Ich bin stolz auf mich, diese Examensphase mit guten Noten bestanden zu haben. Aber ich bin auch enttäuscht, dass ich mich dafür so gepusht habe. Dieses Semester war nicht leicht für mich. Jeden Tag hatte ich von 8 bis 18 Uhr Kurse, die obligatorisch waren. Ich war fast jeden Abend mental so erschöpft, dass ich keinen Platz für Kreativität, Sport, Hobbys oder ähnliches hatte. Aber ohne diese essenziellen Copingmethoden ging es mir noch schlechter. Jeden Tag kam ich nach Hause mit dem Gefühl, unglücklich zu sein. Ich habe die Leute, die ich liebe, meine Familie und Freunde nicht mehr angerufen, ihre Geburtstage vergessen und war emotional nicht mehr zugänglich. Ich hatte das Gefühl, nicht mehr zu wissen, wo oben und unten ist, vorne und hinten. In welche Richtung ich gehen wollte, wer ich bin und wer ich sein wollte. Kurz, ich hatte komplett das Gefühl für mich selbst verloren.

Ich bin sehr dankbar für die wundervollen Menschen in meinem Leben, die mir aus diesem Loch herausgeholfen haben. Die mir gezeigt haben, wo vorne und oben ist und wie ich dort hingelangen kann. Das ist mein Reminder an alle: Man braucht Pausen, wenn man nicht mehr kann. Unsere Gesundheit und unser Glück gehen immer vor, sind immer wichtiger! Die Menschen, die mein Leben erfüllen und schöner machen, sind immer meine Zeit und Aufmerksamkeit wert, denn ohne sie ist mein Leben leer.
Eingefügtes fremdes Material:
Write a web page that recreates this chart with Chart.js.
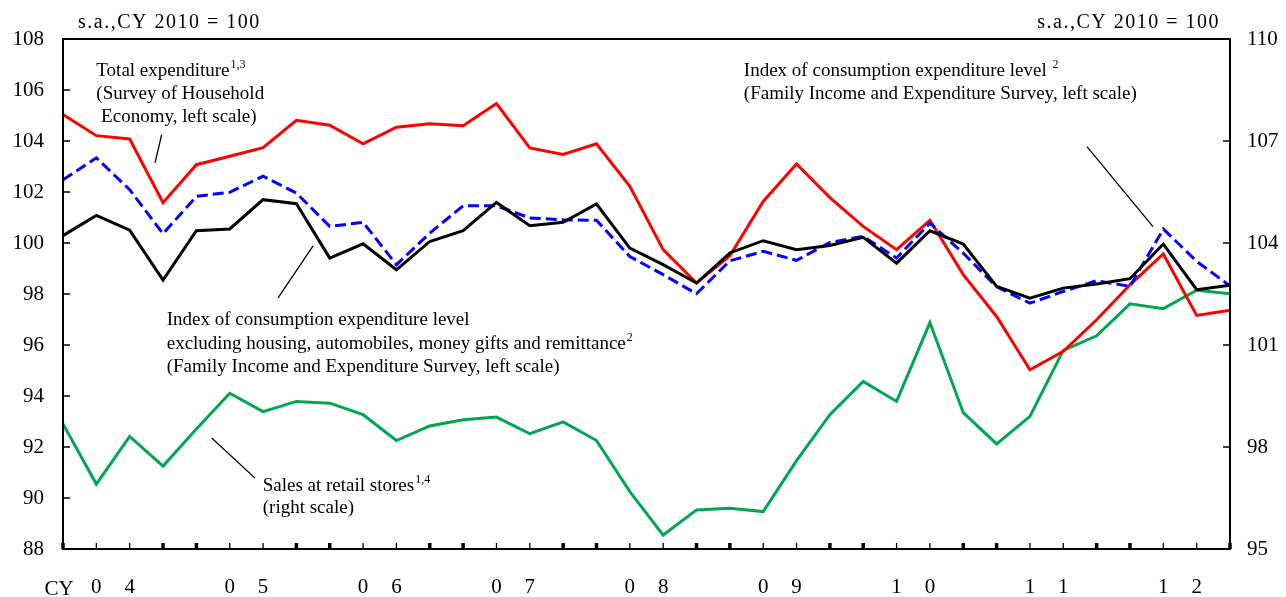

Fast immer ist es eine schlechte Idee, sich zurückzuziehen, denn soziale Interaktion kann einen so viel glücklicher machen.

Aber auch das ist ein Reminder: Identitätskrisen sind völlig normal. Meine Mutter hat mir in meiner Down-Phase einen Artikel geschickt, der hieß: 6 signs you may have an identity crisis + what to do next“. Nach Aki Rosenberg ist eine Identitätskrise eine normale Entwicklungsphase, die von größeren Lebensveränderungen getriggert werden kann. Aber schon allein im Alter zwischen 12 und 26 Jahren zu sein, kann zu einer Identitätskrise führen. Gelistete Trigger waren zum Beispiel: von zu Hause ausziehen, eine wichtige Beziehung beginnen oder aufhören … Fast alles traf auf mich zu. Und das gab mir das Gefühl, dass es vielleicht ganz normal ist, was ich fühle. Diese seltsame Zwischenphase ist auch als Quarterlife Crisis bekannt.

Ich habe gelernt, dass die einzige Person, die mir im Weg steht, ich selbst bin. Dass meine eigenen Selbstzweifel mich belasten und traurig machen, aber auch meine zwischenmenschlichen Beziehungen beeinflussen und zwar auf eine Weise, die vielleicht nicht alle verzeihen können. Ich weiß jetzt, dass meine mentale Gesundheit immer vorgeht und dass ich dieses Leben glücklich führen möchte. Dafür werde ich an mir selbst arbeiten müssen. Ich weiß nicht, was genau mich in meiner Vergangenheit so unsicher gemacht hat, aber ich bin jetzt älter. Zu oft habe ich mir das scheinbar Unmögliche bewiesen und trotzdem nicht an mich geglaubt. Damit muss Schluss sein. Das ist mein großer Vorsatz für dieses Jahr. Keine Selbstsabotage mehr. I can do hard things!